You are viewing a plain text version of this content. The canonical link for it is here.
Posted to user@accumulo.apache.org by Mike Hugo <mi...@piragua.com> on 2013/03/07 18:37:12 UTC

Cleanup of distcache after running map reduce jobs

We noticed that after running several thousand map reduce jobs that our
file system was filling up.  The culprit is the libjars that are getting
uploaded to the distributed cache for each job - doesn't look like they're
ever being deleted.

Is there a mechanism to clear the distributed cache (or should this happen
automatically).

This is probably a straight up hadoop question, but I'm asking here first
in case you've seen this sort of thing with accumulo before.

Thanks!

Mike

Re: Cleanup of distcache after running map reduce jobs

Posted by Mike Hugo <mi...@piragua.com>.
Thanks John!

I ended up playing with some settings in mapred-site.xml,
namely mapreduce.tasktracker.local.cache.numberdirectories
and local.cache.size and that seems to have resolved our issue for the
moment.


Mike


On Thu, Mar 7, 2013 at 12:26 PM, John Vines <vi...@apache.org> wrote:

> The cache will clear itself after 24 hours if I remember correctly.
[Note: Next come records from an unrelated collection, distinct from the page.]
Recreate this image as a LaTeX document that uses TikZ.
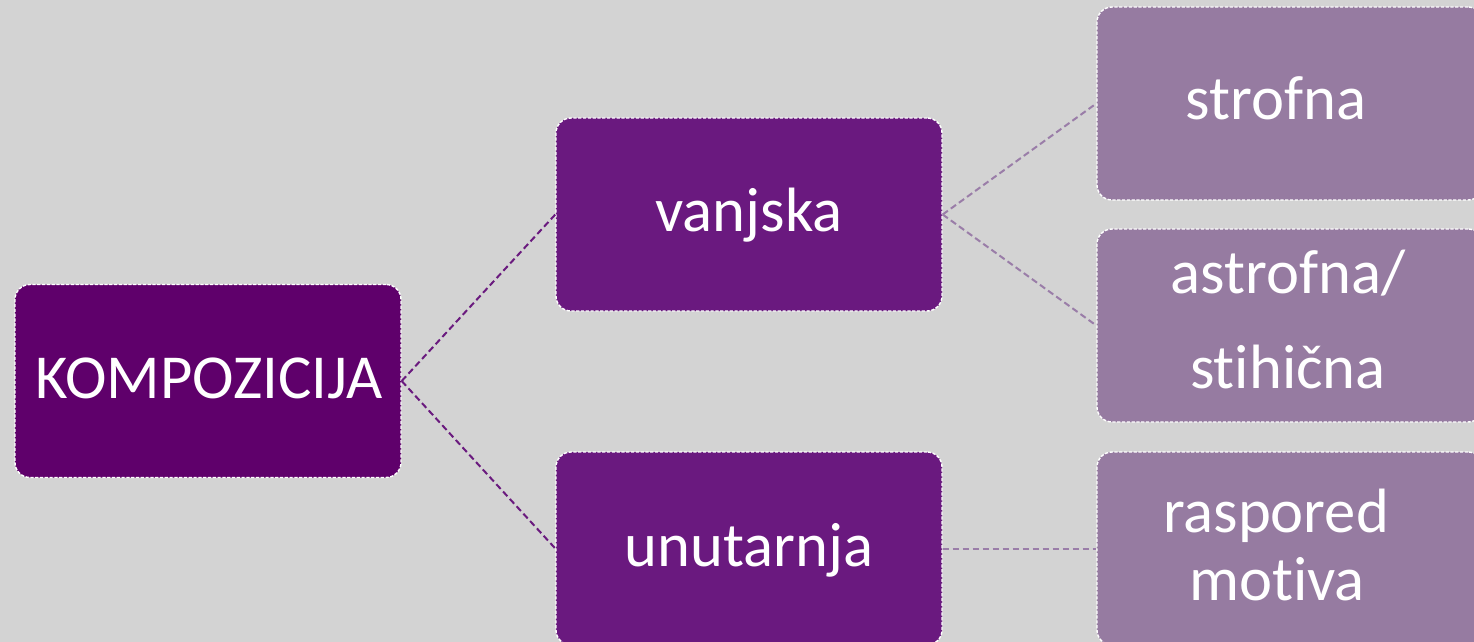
\documentclass[tikz,border=0pt]{standalone}
\usepackage{fontspec}
\setmainfont[Ligatures={NoCommon,NoRequired,NoContextual}]{Carlito}
\definecolor{bg}{HTML}{D3D3D3}
\definecolor{lvlone}{HTML}{5F006B}
\definecolor{lvltwo}{HTML}{6A197F}
\definecolor{lvlthree}{HTML}{967BA1}
\definecolor{linkone}{HTML}{6A1A7E}
\definecolor{linktwo}{HTML}{9A7DA8}
\tikzset{
  box/.style={minimum width=193pt, minimum height=96.5pt, inner sep=0pt,
    rounded corners=7.5pt, draw=white, line width=0.7pt,
    dash pattern=on 1.6pt off 0.8pt},
  boxone/.style={box, fill=lvlone},
  boxtwo/.style={box, fill=lvltwo},
  boxthree/.style={box, fill=lvlthree},
  lbl/.style={anchor=base, inner sep=0pt, text=white,
    font=\fontsize{31.3}{31.3}\selectfont},
  linkA/.style={draw=linkone, line width=1pt, dash pattern=on 3.2pt off 1.8pt},
  linkB/.style={draw=linktwo, line width=1pt, dash pattern=on 3.2pt off 1.8pt},
}
\begin{document}
\begin{tikzpicture}[x=0.5pt, y=-0.5pt]
\useasboundingbox (0,0) rectangle (1474,642);
\clip (0,0) rectangle (1474,642);
\fill[bg] (0,0) rectangle (1474,642);

\node[boxone] (komp) at (208,381) {};
\node[boxtwo] (vanj) at (749,214.5) {};
\node[boxtwo] (unut) at (749,548.5) {};
\node[boxthree] (strof) at (1290,103.5) {};
\node[boxthree] (astro) at (1290,325.5) {};
\node[boxthree] (rasp) at (1290,548.5) {};

\node[lbl] (kompT) at (209,398) {KOMPOZICIJA};
\node[lbl] (vanjT) at (749,231.5) {vanjska};
\node[lbl] (unutT) at (749,566) {unutarnja};
\node[lbl] (strofT) at (1276,120) {strofna};
\node[lbl] (astroT1) at (1288,293) {astrofna/};
\node[lbl] (astroT2) at (1288,388) {stihična};
\node[lbl] (raspT1) at (1276,532) {raspored};
\node[lbl] (raspT2) at (1277,600) {motiva};

\draw[linkA] (komp.east) -- (vanj.west);
\draw[linkA] (komp.east) -- (unut.west);
\draw[linkB] (vanj.east) -- (strof.west);
\draw[linkB] (vanj.east) -- (astro.west);
\draw[linkB] (unut.east) -- (rasp.west);
\end{tikzpicture}
\end{document}
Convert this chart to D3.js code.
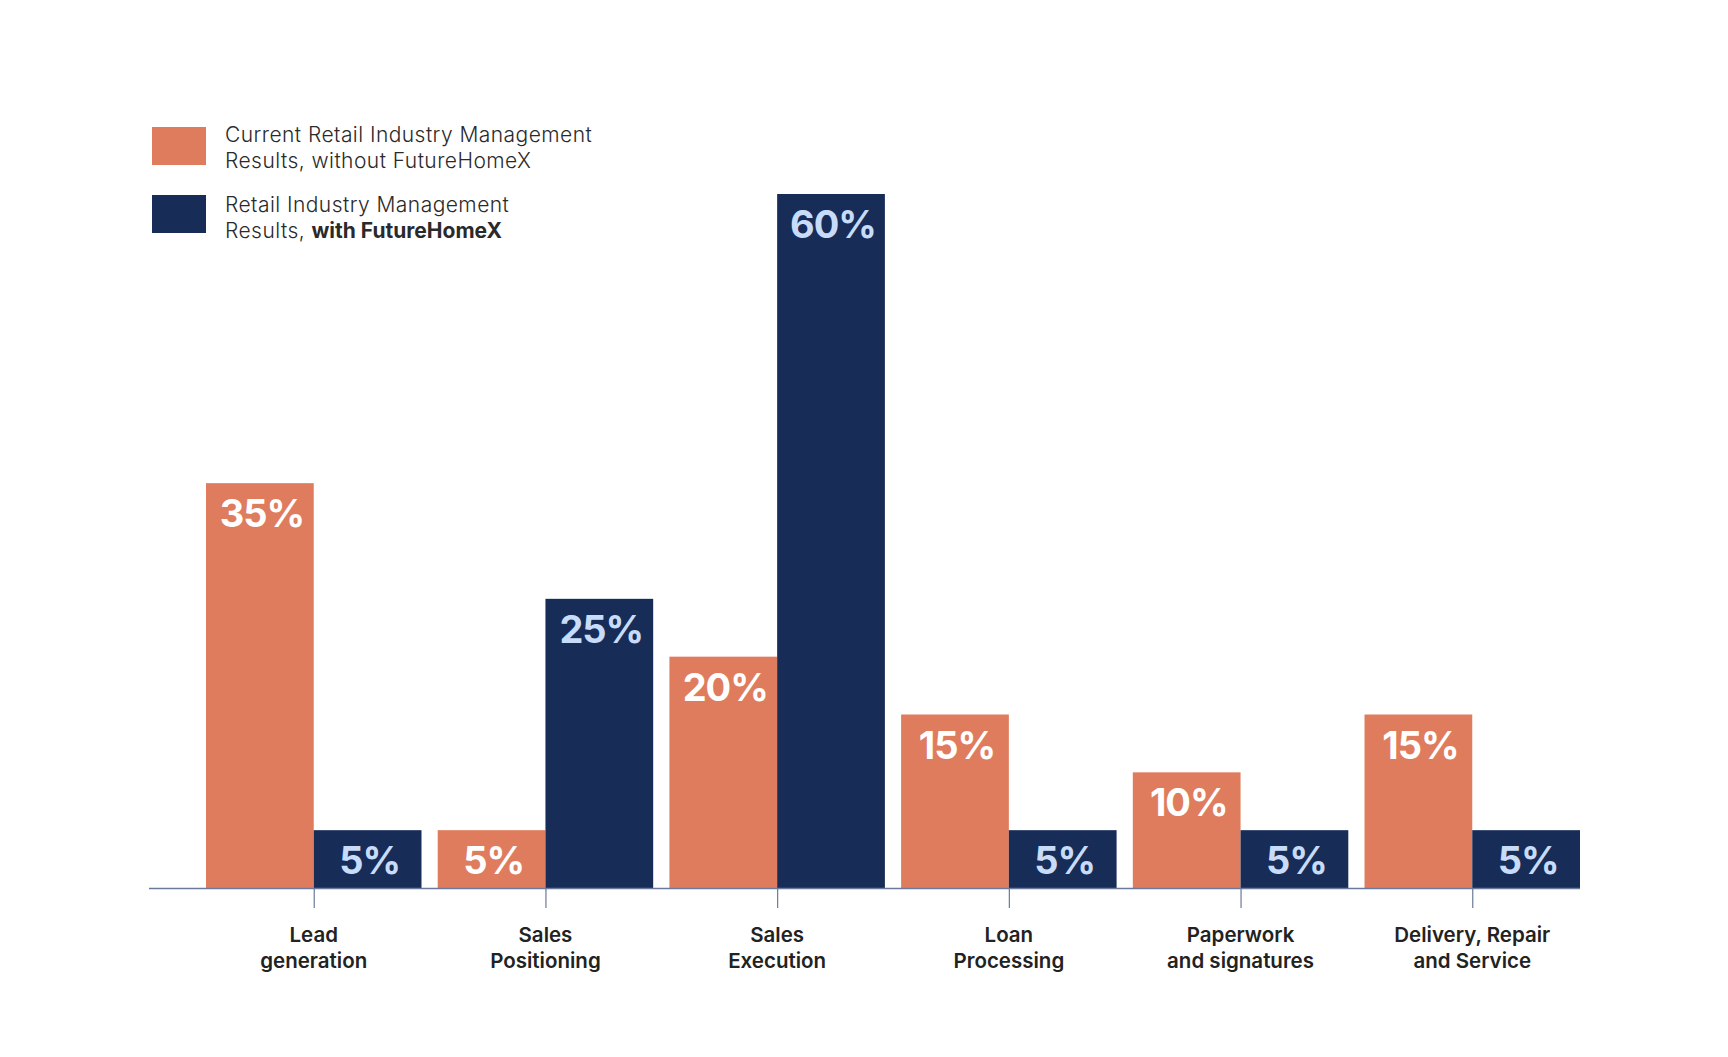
<!DOCTYPE html>
<html>
<head>
<meta charset="utf-8">
<script src="https://cdn.jsdelivr.net/npm/d3@7"></script>
<style>
  body { margin: 0; background: #fff; }
  svg { display: block; }
</style>
</head>
<body>
<svg width="1728" height="1057"></svg>
<script>
// chart data
const categories = ["Lead generation", "Sales Positioning", "Sales Execution", "Loan Processing", "Paperwork and signatures", "Delivery, Repair and Service"];
const categoryLines = [["Lead", "generation"], ["Sales", "Positioning"], ["Sales", "Execution"], ["Loan", "Processing"], ["Paperwork", "and signatures"], ["Delivery, Repair", "and Service"]];
const withoutValues = [35, 5, 20, 15, 10, 15];
const withValues = [5, 25, 60, 5, 5, 5];
const seriesKeys = ["without", "with"];

let svg = d3.select("svg");

let orange = "#e07c5e",
    navy = "#172d57",
    axisColor = "#6a7a9a";

let x0 = d3.scaleBand()
    .domain(categories)
    .range([206, 1580])
    .paddingInner(0.07);

let x1 = d3.scaleBand()
    .domain(seriesKeys)
    .range([0, x0.bandwidth()]);

let y = d3.scaleLinear()
    .domain([0, 60])
    .range([888, 194]);

let color = d3.scaleOrdinal()
    .domain(seriesKeys)
    .range([orange, navy]);

let labelColor = d3.scaleOrdinal()
    .domain(seriesKeys)
    .range(["#ffffff", "#c8dcfa"]);

let rows = categories.map((c, i) => ({
    cat: c,
    vals: [
        { key: "without", value: withoutValues[i] },
        { key: "with", value: withValues[i] }
    ]
}));

let groups = svg.append("g")
    .selectAll("g")
    .data(rows)
    .enter().append("g")
    .attr("transform", d => "translate(" + x0(d.cat) + ",0)");

groups.selectAll("rect")
    .data(d => d.vals)
    .enter().append("rect")
    .attr("x", d => x1(d.key))
    .attr("y", d => y(d.value))
    .attr("width", x1.bandwidth())
    .attr("height", d => y(0) - y(d.value))
    .attr("fill", d => color(d.key));

groups.selectAll("text.val")
    .data(d => d.vals)
    .enter().append("text")
    .attr("class", "val")
    .attr("x", d => x1(d.key) + x1.bandwidth() / 2 + 2)
    .attr("y", d => y(d.value) + 44)
    .attr("text-anchor", "middle")
    .style("font-family", "Inter")
    .style("font-weight", 700)
    .style("font-size", "38px")
    .style("letter-spacing", "-1px")
    .attr("fill", d => labelColor(d.key))
    .text(d => d.value + "%");

// axis with ticks at group centres
let xAxis = d3.axisBottom(d3.scalePoint().domain(categories).range([x0(categories[0]) + x0.bandwidth() / 2, x0(categories[5]) + x0.bandwidth() / 2]))
    .tickSize(20)
    .tickFormat("");

let axis = svg.append("g")
    .attr("transform", "translate(0," + y(0) + ")")
    .call(xAxis);
axis.select(".domain").remove();
axis.selectAll(".tick line").attr("stroke", axisColor).attr("stroke-width", 1.2);

svg.append("line")
    .attr("x1", 149).attr("x2", 1580)
    .attr("y1", y(0) + 0.5).attr("y2", y(0) + 0.5)
    .attr("stroke", axisColor)
    .attr("stroke-width", 1.5);

// category labels
let catText = svg.append("g")
    .selectAll("text")
    .data(categories)
    .enter().append("text")
    .attr("text-anchor", "middle")
    .attr("transform", d => "translate(" + (x0(d) + x0.bandwidth() / 2) + ",942)")
    .style("font-family", "Inter")
    .style("font-weight", 600)
    .style("font-size", "20.5px")
    .attr("fill", "#222222");

catText.selectAll("tspan")
    .data((d, i) => categoryLines[i])
    .enter().append("tspan")
    .attr("x", 0)
    .attr("dy", (d, i) => i === 0 ? 0 : 26)
    .text(d => d);

// legend
let legend = [
    { key: "without", lines: [["Current Retail Industry Management"], ["Results, without FutureHomeX"]] },
    { key: "with", lines: [["Retail Industry Management"], ["Results, ", "with FutureHomeX"]] }
];

let lg = svg.append("g")
    .selectAll("g")
    .data(legend)
    .enter().append("g")
    .attr("transform", (d, i) => "translate(152," + (127 + i * 68) + ")");

lg.append("rect")
    .attr("width", 54)
    .attr("height", 38)
    .attr("fill", d => color(d.key));

let lt = lg.append("text")
    .attr("x", 73)
    .attr("y", 15)
    .style("font-family", "Inter")
    .style("font-weight", 300)
    .style("font-size", "21px")
    .style("letter-spacing", "0.45px")
    .attr("fill", "#2a2a2a");

lt.each(function (d, i) {
    let t = d3.select(this);
    if (i === 1) t.attr("y", 17);
    d.lines.forEach((parts, li) => {
        parts.forEach((p, pi) => {
            let ts = t.append("tspan").text(p);
            if (pi === 0) ts.attr("x", 73).attr("dy", li === 0 ? 0 : 26);
            if (pi === 1) ts.style("font-weight", 700).style("letter-spacing", "0px");
        });
    });
});
</script>
</body>
</html>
I have
> hit this issue before and, provided your hitting the same issue I've seen
> before, you're options are to either-
> 1. up the number of inodes for your system
> 2. add accumulo to the child opts classpath via mapred-site.xml and then
> use the normal hadoop command to kick off your job instead of the
> accumulo/tool.sh script
>
>
> On Thu, Mar 7, 2013 at 12:37 PM, Mike Hugo <mi...@piragua.com> wrote:
>
>> We noticed that after running several thousand map reduce jobs that our
>> file system was filling up.  The culprit is the libjars that are getting
>> uploaded to the distributed cache for each job - doesn't look like they're
>> ever being deleted.
>>
>> Is there a mechanism to clear the distributed cache (or should this
>> happen automatically).
>>
>> This is probably a straight up hadoop question, but I'm asking here first
>> in case you've seen this sort of thing with accumulo before.
>>
>> Thanks!
>>
>> Mike
>>
>
>

Re: Cleanup of distcache after running map reduce jobs

Posted by John Vines <vi...@apache.org>.
The cache will clear itself after 24 hours if I remember correctly. I have
hit this issue before and, provided your hitting the same issue I've seen
before, you're options are to either-
1. up the number of inodes for your system
2. add accumulo to the child opts classpath via mapred-site.xml and then
use the normal hadoop command to kick off your job instead of the
accumulo/tool.sh script


On Thu, Mar 7, 2013 at 12:37 PM, Mike Hugo <mi...@piragua.com> wrote:

> We noticed that after running several thousand map reduce jobs that our
> file system was filling up.  The culprit is the libjars that are getting
> uploaded to the distributed cache for each job - doesn't look like they're
> ever being deleted.
>
> Is there a mechanism to clear the distributed cache (or should this happen
> automatically).
>
> This is probably a straight up hadoop question, but I'm asking here first
> in case you've seen this sort of thing with accumulo before.
>
> Thanks!
>
> Mike
>